Что такое талант? Вечная тема о Моцарте и Сальери, с какой-то благодатно-моцартовской легкостью задетая Пушкиным, но далеко им не исчерпанная: тема солнечного и лунного света, тема теневой стороны, терпенья, зоркости, понимания всего того, чему в долгих мучениях учатся Сальери, чем бывают они обогащены и вознаграждены… Вероятно Фельзен по природе был из числа «безблагодатных». Но нетрудно было бы назвать некоторых доморощенных, мнимых, преуспевающих Моцартов, — с рассказиками и повестушками, где и люди, и пейзаж «совсем как живые» — которым опасно было бы его соседство. Фельзен никого не «берет за жабры». Творческая сущность его пассивна. Но дает он больше, чем кажется на первый взгляд, и кто сделает усилие, чтобы привыкнуть к его путанным, как будто бескостным, бесконечным периодам, к маниакальному нагромождению эпитетов, к душно-комнатной атмосфере его романов, к его призрачным, анемичным героям, к его вечной, единственной героине, наконец, к этой Леле, в которой есть кое-что от Беатриче, а кое-что от капризной парижской барышни, кто, одним словом, захочет в его произведения — хотя бы в роман «Повторение пройденного» — вчитаться, тот согласится, что в них есть поэтическое видение и психологическое открытие. Ни с какими другими книгами спутать их нельзя. Никакими другими книгами, пусть в сто тысяч раз более талантливыми и блестящими, их нельзя заменить. Лелю забываешь довольно скоро, но в памяти остается свет, которому нет имени.
Каждому из нас случается, вероятно, думать о таинственном собирательном лице, по имени «будущий историк». Что скажет «будущий историк» о нашем времени, кого возвеличит, кого осудит? В частности, что скажет он о русской эмиграции, как оценит ее заслуги и ее ошибки? Лет через сто или хотя бы пятьдесят, признает ли он, что от эмигрантской литературы кое-что должно бы навсегда остаться?

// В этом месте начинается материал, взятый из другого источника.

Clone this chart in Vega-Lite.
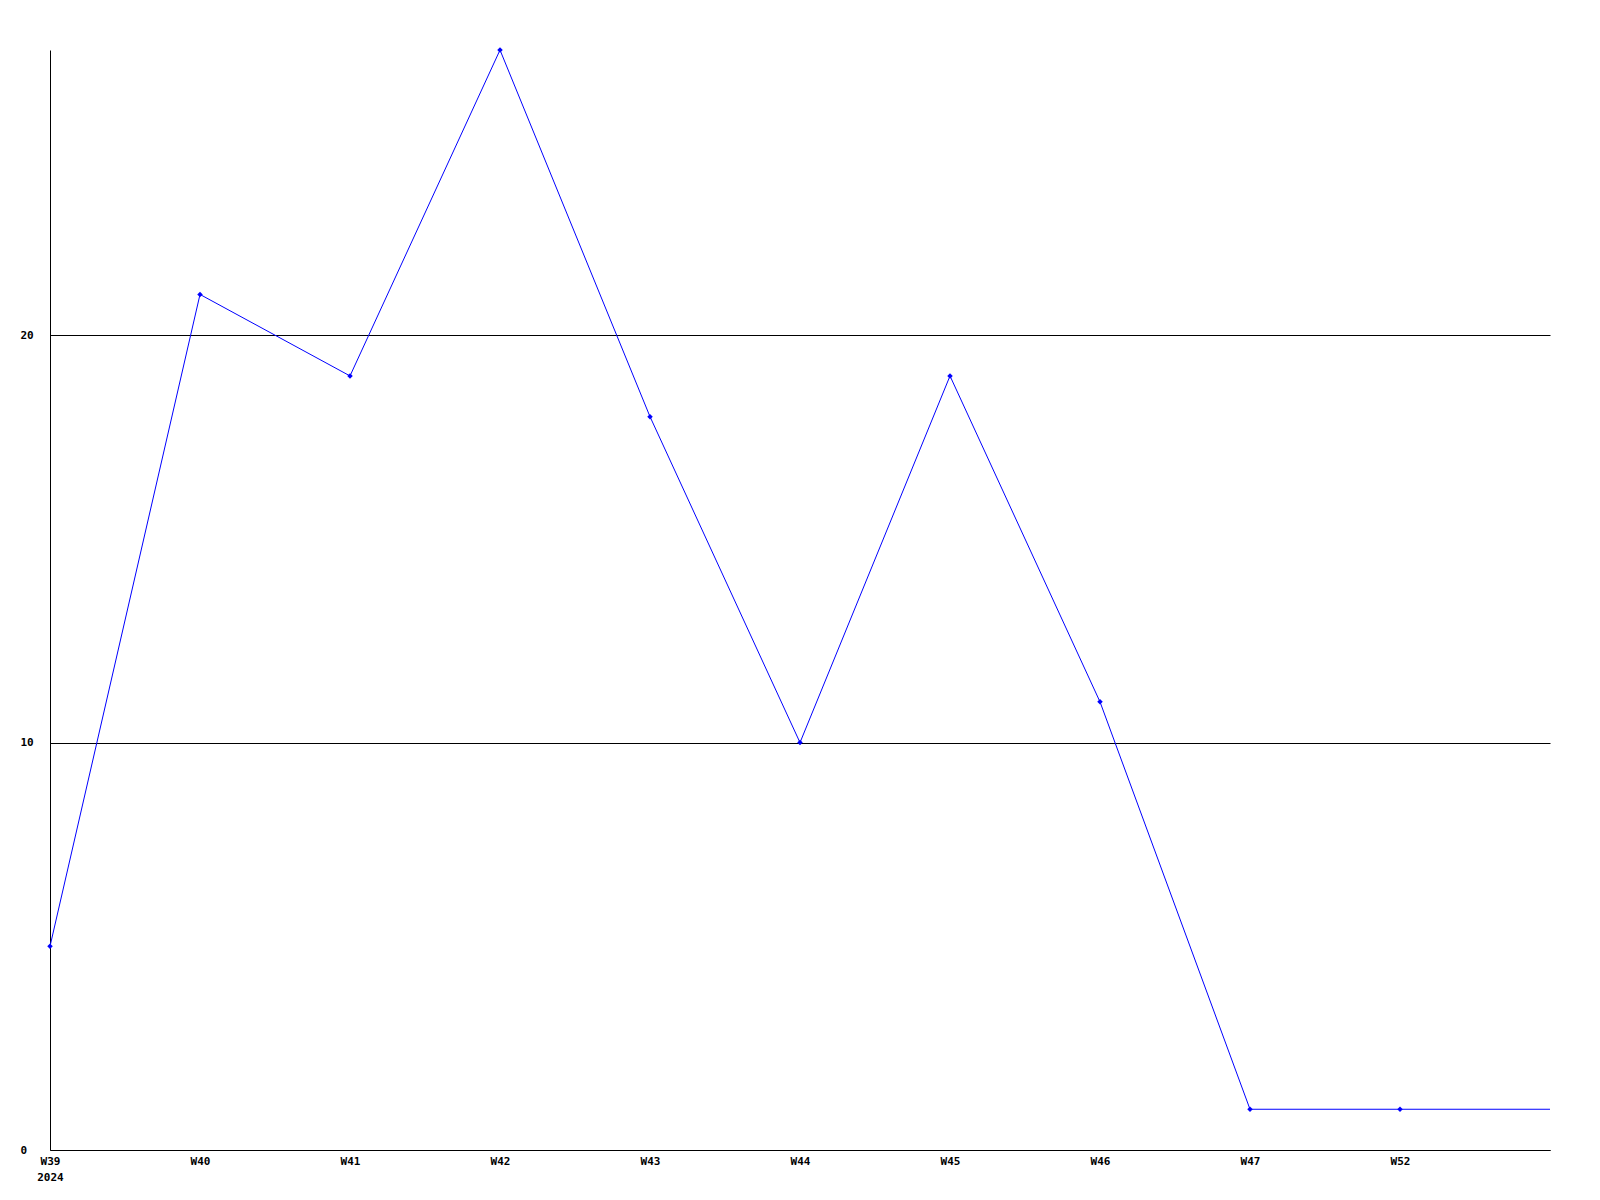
{
  "$schema": "https://vega.github.io/schema/vega-lite/v6.json",
  "width": 1500,
  "height": 1100,
  "autosize": {"type": "none"},
  "padding": {"left": 50, "top": 50, "right": 50, "bottom": 50},
  "background": "white",
  "config": {
    "view": {"stroke": null},
    "axis": {
      "labelFont": "DejaVu Sans Mono",
      "labelFontWeight": "bold",
      "labelFontSize": 11,
      "labelColor": "black",
      "domainColor": "black",
      "domainWidth": 1,
      "ticks": false,
      "title": null
    }
  },
  "data": {
    "values": [
      {"week": "W39", "count": 5},
      {"week": "W40", "count": 21},
      {"week": "W41", "count": 19},
      {"week": "W42", "count": 27},
      {"week": "W43", "count": 18},
      {"week": "W44", "count": 10},
      {"week": "W45", "count": 19},
      {"week": "W46", "count": 11},
      {"week": "W47", "count": 1},
      {"week": "W52", "count": 1},
      {"week": "end", "count": 1}
    ]
  },
  "encoding": {
    "x": {
      "field": "week",
      "type": "ordinal",
      "sort": null,
      "scale": {"type": "point", "padding": 0},
      "axis": {
        "labelAngle": 0,
        "labelPadding": 5,
        "labelLineHeight": 16,
        "labelBaseline": "top",
        "labelExpr": "datum.value == 'W39' ? ['W39', '2024'] : (datum.value == 'end' ? '' : datum.value)"
      }
    },
    "y": {
      "field": "count",
      "type": "quantitative",
      "scale": {"domain": [0, 27], "nice": false, "zero": true},
      "axis": {
        "values": [0, 10, 20],
        "grid": true,
        "gridColor": "black",
        "gridOpacity": 1,
        "gridWidth": 1,
        "labelAlign": "left",
        "labelPadding": 30
      }
    }
  },
  "layer": [
    {
      "mark": {"type": "line", "color": "#0000ff", "strokeWidth": 1}
    },
    {
      "transform": [{"filter": "datum.week != 'end'"}],
      "mark": {"type": "point", "shape": "diamond", "filled": true, "color": "#0000ff", "size": 30, "opacity": 1}
    }
  ]
}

Но не только оценки или раздача почетных титулов и мест составляют предмет догадок (то приблизительно, что Виктор Шкловский в остроумной книжке назвал «гамбургским счетом»: в прежние годы борцы-атлеты будто бы съезжались иногда в Гамбург для состязаний закрытых, честных, без подкупов и кумовства, с целью определить, кто действительно чемпион, а кто величина дутая). Прозаики и поэты окажутся расставлены на ступеньках иерархической лестницы, иллюзия, будто время во всем разбирается безошибочно, еще раз восторжествует, – но не только же этим предстоит «будущему историку» заняться, если окажется он историком вдумчивым и проницательным…Его заинтересует, вероятно, и то чем в духовном смысле слова жили писатели вне России, чего ждали, чего опасались, на что надеялись, особенно в тот период, когда единство эмигрировавшей интеллигенции, ее «спайка» не были еще нарушены внешними событиями, как случилось это после войны. Не знаю согласится ли будущее, что в те годы был у нас литературный расцвет. Слово это может неуместным, слишком пышным. Но что была, был подъем, что было подлинное оживление, с этим «историк» согласиться должен будет, если окажутся в его распоряжении нужные для суждения материалы.